I’ve been representing several of Chapman’s victims for a year now, fighting alongside the Department of Corrections to keep him behind bars. One of my clients started retching when she heard the news. Another still has nightmares about how Chapman threatened to kill him and his family.

The SJC sees no problem with letting two psychological examiners release him, though they work for a for-profit company, and under our existing flawed law have zero accountability to the legal system or the public. The SJC says that’s OK because it’s “unlikely” both examiners could get it wrong.


“Unlikely” would be small comfort to Chapman’s next victim.

We’re not talking about an ordinary sex offender. Wayne Chapman, by his own admission, raped as many as 100 boys, and fantasized about cannibalizing them. His history of abusing children is as long and disturbing as any I’ve seen. By 1960, when Chapman was only 12, he’d already been arrested four times for sexual assaults on other children. In 1966, he gagged and tied a boy to a tree, then left him there after sexually assaulting him. In 1967, he was convicted in Pennsylvania of “corrupting” a 12-year-old boy. In 1971, he was convicted of sexually assaulting a 10-year-old boy. In 1974 he sexually assaulted two 9-year-olds, and one 8 year-old boy. In 1975, there was another indecent assault and battery charge involving a child victim, and in 1976, nine more little boy victims were identified — all 7 to 8 years old. That same year, Chapman was charged with sex crimes against two boys, ages 9 and 11. In 1977, he was convicted of raping two boys, aged 10 and 11, in Lawrence. In August 1978, he was convicted of sexually assaulting four boys in Bristol County. In short, Chapman didn’t stop abusing children until he was incarcerated.

Chapman was declared sexually dangerous virtually the moment he went to prison in 1977. The judge said he showed no empathy or remorse, and that his convictions “culminated a 10-year history of child abuse” in several states, involving “about 50″ victims.

Chapman tried repeatedly to get released from his commitment as a sexually dangerous person, but was unsuccessful as recently as 2016. In 2018, however, two qualified examiners decided he was no longer dangerous. One of them examined Chapman in the 2016 case, and found him too dangerous to release. Only two years later, that same examiner decided Chapman was no longer dangerous.


He was then charged with committing more sex crimes in prison.

The SJC didn’t mention the new charges. The high court said the Department of Corrections “failed to provide any evidence” that public safety had been compromised.

The current Chapman nightmare began 10 years ago when the SJC decided the Johnstone case, ruling that if two qualified examiners agree an offender is no longer dangerous, he must be released. Since then, many sex offenders have been released without any public proceeding or judicial review to ensure that the examiners got it right. My appeal on behalf of the victims asked the SJC to clarify the Johnstone case, and require some sort of judicial review of examiners’ reports before releasing an offender. The Department of Corrections similarly asked the court to fix Johnstone, but the SJC declined. All hope is not lost, however.

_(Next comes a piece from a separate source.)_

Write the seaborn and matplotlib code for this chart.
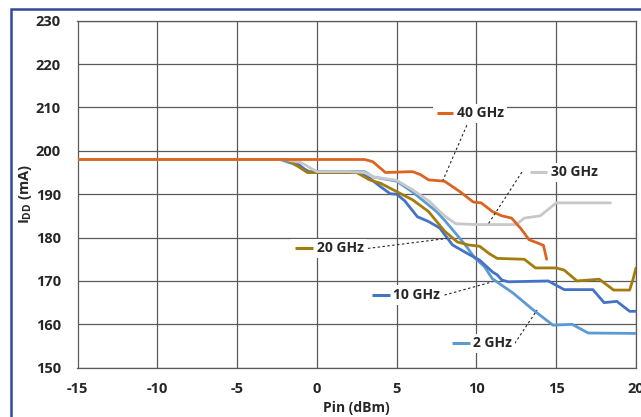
import matplotlib
matplotlib.use("Agg")
import matplotlib.pyplot as plt
import seaborn as sns
import pandas as pd
from matplotlib.patches import Rectangle

# ---- data ----
pin_2 = [-15, -2.3, -1.5, -0.5, 3.0, 3.5, 5.0, 6.0, 7.0, 7.5, 8.0, 8.6, 9.3, 9.9, 10.5, 11.0, 12.3, 13.5, 14.2, 14.8, 16.0, 17.0, 20.0]
idd_2 = [198, 198, 197, 195.3, 195.2, 194, 193, 190.5, 187.5, 186, 184, 181.4, 178.3, 175.3, 173.3, 170.5, 167.2, 163.5, 161.5, 159.8, 160, 158, 157.9]

pin_10 = [-15, -2.0, -1.2, -0.5, 2.5, 3.2, 4.0, 4.6, 5.0, 5.5, 6.3, 7.0, 7.7, 8.5, 9.4, 10.2, 11.0, 11.3, 11.6, 12.0, 14.5, 15.5, 17.3, 18.0, 18.8, 19.6, 20.0]
idd_10 = [198, 198, 197, 195, 195, 194, 191.7, 190.1, 190, 188.5, 184.8, 183.7, 182.2, 178.3, 176.4, 174.8, 172.1, 171.4, 170.2, 169.8, 170, 168, 168, 165, 165.3, 163, 163]

pin_20 = [-15, -2.0, -1.5, -0.6, 2.5, 3.3, 4.0, 5.0, 6.0, 7.0, 8.0, 8.8, 9.5, 10.2, 10.8, 11.3, 13.0, 13.7, 15.0, 15.5, 16.3, 17.7, 18.6, 19.6, 19.8, 20.0]
idd_20 = [198, 198, 197.2, 195, 195, 193.3, 192.5, 190.6, 188.7, 186, 181.5, 179, 178.3, 178, 176.3, 175.2, 175, 173, 173, 172.5, 170, 170.4, 167.9, 167.9, 170.2, 173]

pin_30 = [-15, -2.0, -1.0, 0.0, 2.0, 3.0, 3.5, 5.0, 6.0, 7.0, 8.0, 8.7, 10.0, 12.5, 13.0, 14.0, 14.5, 15.0, 18.4]
idd_30 = [198, 198, 197.3, 195.2, 195.2, 195, 194, 193.2, 191, 188.5, 185, 183.2, 183, 183, 184.5, 185, 186.5, 188, 188]

pin_40 = [-15, 3.0, 3.5, 4.3, 6.0, 6.5, 7.0, 8.0, 9.0, 9.8, 10.3, 11.0, 11.6, 12.2, 12.8, 13.3, 13.8, 14.2, 14.4]
idd_40 = [198, 198, 197.5, 195, 195.2, 194.5, 193.3, 193, 190.5, 188.2, 188, 186, 185, 184.5, 182, 179.5, 178.8, 178.2, 175]

series_names = ["2 GHz", "10 GHz", "20 GHz", "30 GHz", "40 GHz"]
series_colors = ["#5B9BD5", "#4472C4", "#A37D0B", "#C8C8C8", "#DC6420"]
x_ticks = [-15, -10, -5, 0, 5, 10, 15, 20]
y_ticks = [150, 160, 170, 180, 190, 200, 210, 220, 230]

frames = []
for name, xs, ys in zip(series_names,
                        [pin_2, pin_10, pin_20, pin_30, pin_40],
                        [idd_2, idd_10, idd_20, idd_30, idd_40]):
    frames.append(pd.DataFrame({"Pin": xs, "IDD": ys, "series": name}))
df = pd.concat(frames, ignore_index=True)

sns.set_theme(style="white")
FONT = "Open Sans"
plt.rcParams["font.family"] = [FONT, "DejaVu Sans"]
plt.rcParams["font.weight"] = "bold"
plt.rcParams["mathtext.fontset"] = "custom"
plt.rcParams["mathtext.rm"] = FONT + ":bold"
plt.rcParams["mathtext.bf"] = FONT + ":bold"
plt.rcParams["mathtext.it"] = FONT + ":bold"

fig = plt.figure(figsize=(6.41, 4.17), dpi=100)
ax = fig.add_axes([77.5 / 641, (417 - 367.7) / 417, (636 - 77.5) / 641, 347 / 417])

sns.lineplot(data=df, x="Pin", y="IDD", hue="series", hue_order=series_names,
             palette=series_colors, estimator=None, sort=False, lw=2.0,
             legend=False, ax=ax, zorder=3)

ax.set_xlim(-15, 20)
ax.set_ylim(150, 230)
ax.set_xticks(x_ticks)
ax.set_yticks(y_ticks)
ax.set_xticklabels([str(t) for t in x_ticks])
ax.set_yticklabels([str(t) for t in y_ticks])
ax.grid(True, color="#5a5a5a", lw=0.9)
ax.set_axisbelow(True)
for s in ax.spines.values():
    s.set_color("#5a5a5a")
    s.set_linewidth(0.9)
ax.tick_params(length=0, labelsize=10.5, colors="#262626")
ax.tick_params(axis="y", pad=12)
ax.tick_params(axis="x", pad=10.5)
for lab in ax.get_xticklabels() + ax.get_yticklabels():
    lab.set_fontweight("bold")

ax.set_xlabel("Pin (dBm)", fontsize=10, fontweight="bold", color="#262626")
ax.set_ylabel(r"$\mathbf{I_{DD}}$ (mA)", fontsize=10.5, fontweight="bold", color="#262626")
ax.xaxis.set_label_coords(0.5, -0.095)
ax.yaxis.set_label_coords(-0.078, 0.5)

# ---- in-plot labels with leader lines ----
labels = [
    # name, seg start, seg end, text x, y, leader from, leader to
    ("40 GHz", 7.53, 8.53, 8.78, 208.65, (9.4, 205.9), (7.9, 193.2)),
    ("30 GHz", 13.35, 14.4, 14.7, 195.05, (12.85, 195.1), (10.7, 182.9)),
    ("20 GHz", -1.37, -0.25, 0.0, 177.5, (3.2, 177.5), (8.15, 179.8)),
    ("10 GHz", 3.45, 4.58, 4.8, 166.75, (8.0, 166.75), (11.0, 169.8)),
    ("2 GHz", 8.47, 9.6, 9.8, 155.6, (12.4, 155.6), (13.8, 163.3)),
]
color_of = dict(zip(series_names, series_colors))
fig.canvas.draw()
renderer = fig.canvas.get_renderer()
for name, xs, xe, xt, yv, p0, p1 in labels:
    t = ax.text(xt, yv, name, fontsize=10, fontweight="bold", color="#262626",
                ha="left", va="center", zorder=6)
    bb = t.get_window_extent(renderer).transformed(ax.transData.inverted())
    ax.add_patch(Rectangle((xs - 0.25, bb.y0 - 0.6), bb.x1 + 0.2 - (xs - 0.25),
                           bb.y1 - bb.y0 + 1.2, facecolor="white",
                           edgecolor="none", zorder=5))
    ax.plot([xs, xe], [yv, yv], color=color_of[name], lw=2.2, zorder=6,
            solid_capstyle="butt")
    ax.plot([p0[0], p1[0]], [p0[1], p1[1]], color="#262626", lw=0.8,
            ls=(0, (2.2, 2.2)), zorder=4)

# ---- outer frame ----
fig.patches.append(Rectangle((11 / 641, -0.05), 1.2, (417 - 9) / 417 + 0.05,
                             transform=fig.transFigure, fill=False,
                             edgecolor="#2F4A9B", lw=1.8, zorder=10))

fig.savefig("out.png", dpi=100)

Because Chapman was charged with new sex crimes in 2018, he is being held on high bail. Assuming he’s convicted, he could be sentenced to five years behind bars, and subjected to another sexual dangerousness assessment. So for now, he’s not going anywhere.

The Baker administration and the Legislature need to step up now and enact a new law to put an end to this nightmare once and for all. Gov. Charlie Baker filed a bill last year that will prevent the release of dangerous sex offenders solely on the say-so of two examiners. My clients, like all victims of sexual violence, would greatly appreciate it if the Legislature would get this done quickly. Come reelection time, voters will rightly ask: what could possibly have been more important than protecting children from monsters like Wayne Chapman?